Goal
The listing below should be printed exactly, every line of it. Skip the pictures.
* * *
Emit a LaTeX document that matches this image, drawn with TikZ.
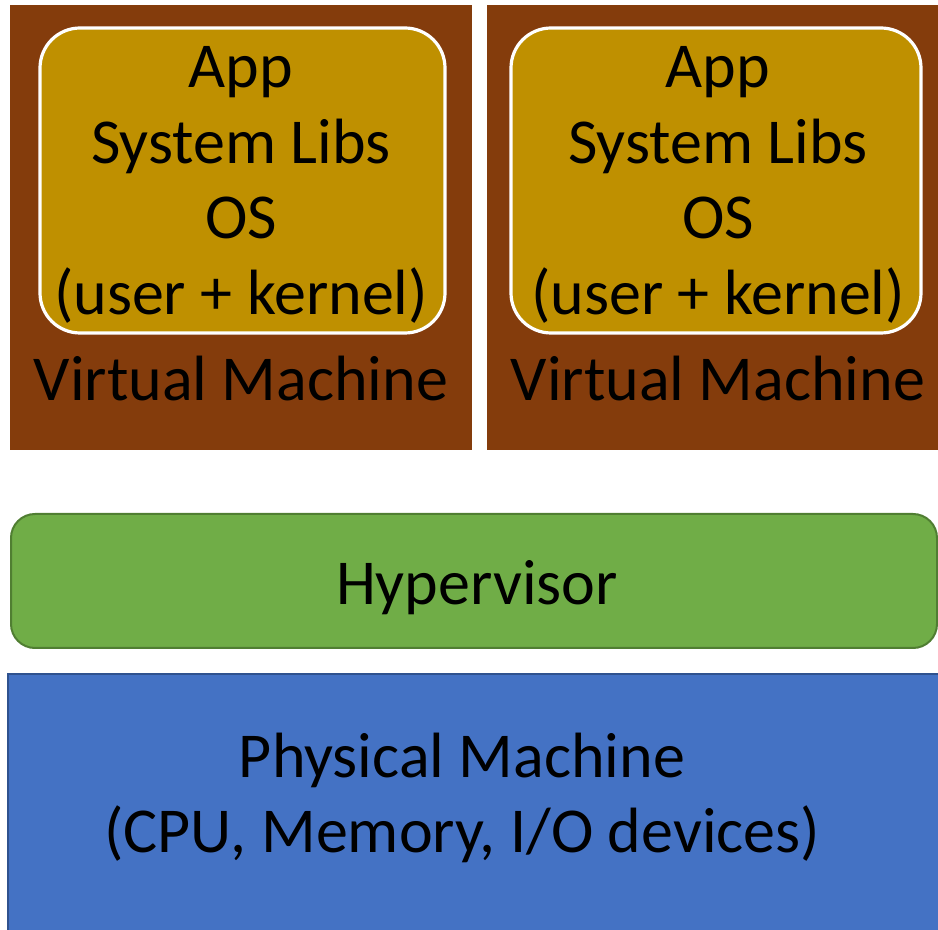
\documentclass[tikz,border=0pt]{standalone}
\usepackage{fontspec}
\setmainfont{Carlito}
\usetikzlibrary{calc}
\tikzset{
    vm/.style={fill=vmbrown,draw=none},
    guest/.style={fill=guestgold,draw=white,line width=1.6pt,rounded corners=20pt},
    hyper/.style={fill=hypergreen,draw=hyperborder,line width=1pt,rounded corners=12pt},
    phys/.style={fill=physblue,draw=physborder,line width=0.8pt},
    txt/.style={font=\fontsize{32}{37.9}\selectfont,align=center,inner sep=0pt,text=black},
  }
\definecolor{vmbrown}{HTML}{843C0C}
\definecolor{guestgold}{HTML}{BF9000}
\definecolor{hypergreen}{HTML}{70AD47}
\definecolor{hyperborder}{HTML}{507E32}
\definecolor{physblue}{HTML}{4472C4}
\definecolor{physborder}{HTML}{2F528F}
\begin{document}
\begin{tikzpicture}[x=0.5pt,y=-0.5pt]
				  %cadre
				  \useasboundingbox (0,0) rectangle (938,930);
				  \clip (0,0) rectangle (938,930);
				  %VM 1
				  \path[vm] (10,5) rectangle (472,450);
				  \draw[guest] (40,28) rectangle (445,333);
				  \node[txt] (apps1) at (241,185) {App\\System Libs\\OS\\(user + kernel)};
				  \node[txt] (vm1) at (241,379) {Virtual Machine};
				  %VM 2
				  \path[vm] (487,5) rectangle (948,450);
				  \draw[guest] (511,28) rectangle (921,333);
				  \node[txt] (apps2) at (718,185) {App\\System Libs\\OS\\(user + kernel)};
				  \node[txt] (vm2) at (718,379) {Virtual Machine};
				  %hyperviseur
				  \draw[hyper] (11,514) rectangle (937,648);
				  \node[txt] (hyp) at (477,588) {Hypervisor};
				  %machine physique
				  \draw[phys] (8,674) rectangle (960,960);
				  \node[txt] (pm) at (462,798) {Physical Machine\\(CPU, Memory, I/O devices)};
				  \end{tikzpicture}
\end{document}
* * *
Answer
Emit a LaTeX document that matches this image, drawn with TikZ.
\documentclass[tikz,border=0pt]{standalone}
\usepackage{fontspec}
\setmainfont{Carlito}
\usetikzlibrary{calc}
\tikzset{
    vm/.style={fill=vmbrown,draw=none},
    guest/.style={fill=guestgold,draw=white,line width=1.6pt,rounded corners=20pt},
    hyper/.style={fill=hypergreen,draw=hyperborder,line width=1pt,rounded corners=12pt},
    phys/.style={fill=physblue,draw=physborder,line width=0.8pt},
    txt/.style={font=\fontsize{32}{37.9}\selectfont,align=center,inner sep=0pt,text=black},
  }
\definecolor{vmbrown}{HTML}{843C0C}
\definecolor{guestgold}{HTML}{BF9000}
\definecolor{hypergreen}{HTML}{70AD47}
\definecolor{hyperborder}{HTML}{507E32}
\definecolor{physblue}{HTML}{4472C4}
\definecolor{physborder}{HTML}{2F528F}
\begin{document}
\begin{tikzpicture}[x=0.5pt,y=-0.5pt]
				  %cadre
				  \useasboundingbox (0,0) rectangle (938,930);
				  \clip (0,0) rectangle (938,930);
				  %VM 1
				  \path[vm] (10,5) rectangle (472,450);
				  \draw[guest] (40,28) rectangle (445,333);
				  \node[txt] (apps1) at (241,185) {App\\System Libs\\OS\\(user + kernel)};
				  \node[txt] (vm1) at (241,379) {Virtual Machine};
				  %VM 2
				  \path[vm] (487,5) rectangle (948,450);
				  \draw[guest] (511,28) rectangle (921,333);
				  \node[txt] (apps2) at (718,185) {App\\System Libs\\OS\\(user + kernel)};
				  \node[txt] (vm2) at (718,379) {Virtual Machine};
				  %hyperviseur
				  \draw[hyper] (11,514) rectangle (937,648);
				  \node[txt] (hyp) at (477,588) {Hypervisor};
				  %machine physique
				  \draw[phys] (8,674) rectangle (960,960);
				  \node[txt] (pm) at (462,798) {Physical Machine\\(CPU, Memory, I/O devices)};
				  \end{tikzpicture}
\end{document}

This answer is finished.